Nun sind wir in der Lage die vorhin gestellte Frage zu beantworten, wieso es trotz der mäßig wehenden und beständigen Südwinde doch zu Überraschungen kommen kann, denn im direkten Umfeld des Feuers kann sich die Windgeschwindigkeit lokal deutlich verstärken. In Extremfällen werden gar teils schwere Sturmböen (Bft 10) im direkten Umfeld des Feuers gemessen, die wiederum das Feuer entsprechend weiter anfachen. Dadurch breitet sich das Feuer flächenmäßig aus, sodass der Luftdruck großflächig sinken und sich das lokale "Hitzetief" weiter verstärken kann. In solch einem Zustand ist ein Waldbrand bezüglich seiner Ausbreitungsgeschwindigkeit und -richtung absolut unberechenbar. Orografische Effekte können zudem auch die wechselnde Windrichtung unterstützen und anstatt der vorhergesagten mäßigen Südwinde haben es die Brandbekämpfer dann im direkten Umfeld des Feuers mit Böen teils in Sturmstärke und einer ständig wechselnden Windrichtung zu tun.

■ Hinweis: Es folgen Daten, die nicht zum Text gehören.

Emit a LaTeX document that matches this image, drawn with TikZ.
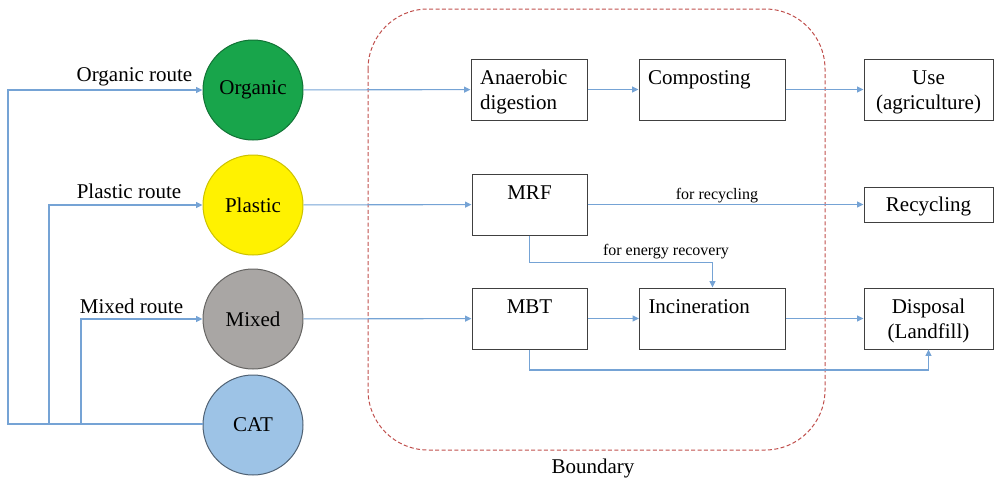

Als wäre das nicht genug, kann ein großer Waldbrand noch in einer weiteren Art und Weise das Wetter lokal beeinflussen. Durch die Verbrennung der Hölzer und Gräser entsteht über dem Feuer ein starker Aufwind, da warme Luft leichter ist als die kühlere Umgebungsluft. Die extrem erhitzte Luft kann somit bis in die obere Troposphäre aufsteigen, sich auf dem Weg nach oben abkühlen und kondensieren. Es kommt zur Bildung von Wasser- und Wolkentröpfchen. Bei besonders intensiven Bränden entwickeln sich hochreichende Quellwolken, die Niederschlag bilden und manchmal auch blitzen - ein Gewitter ist geboren.
Solche Gewitter weisen häufig die Merkmale eines "trockenen Gewitters" auf. Der in der Wolke gebildete Niederschlag verdunstet dabei auf dem Weg zum Boden zum größten Teil, nachdem dieser die extrem trockene und heiße Luftmasse unterhalb der Wolke passieren musste. Die Gewitter sind meist nicht sehr intensiv und langlebig, doch können ihre Blitze und ein böiger Wind neue unkontrollierte Brände auslösen. Diese Gewitterwolken werden in der Meteorologie "Pyrocumulus" genannt.
Das sind nur zwei Punkte, die zeigen, wie schnell ein Waldbrand die lokalen Wetterbedingungen verändern kann und dadurch die Brandbekämpfung unberechenbar wird. Zwar können speziell geschulte Meteorologen äußerst wichtige Informationen für die Waldbrandbekämpfer liefern, doch müssen die Vorhersagen sehr häufig entsprechend der Entwicklung des Brandes aktualisiert werden und nicht selten fallen so kleinräumige und kurzfristige Entwicklungen im Umfeld eines Brandes weiterhin durch das Raster der Beobachter und Messstationen.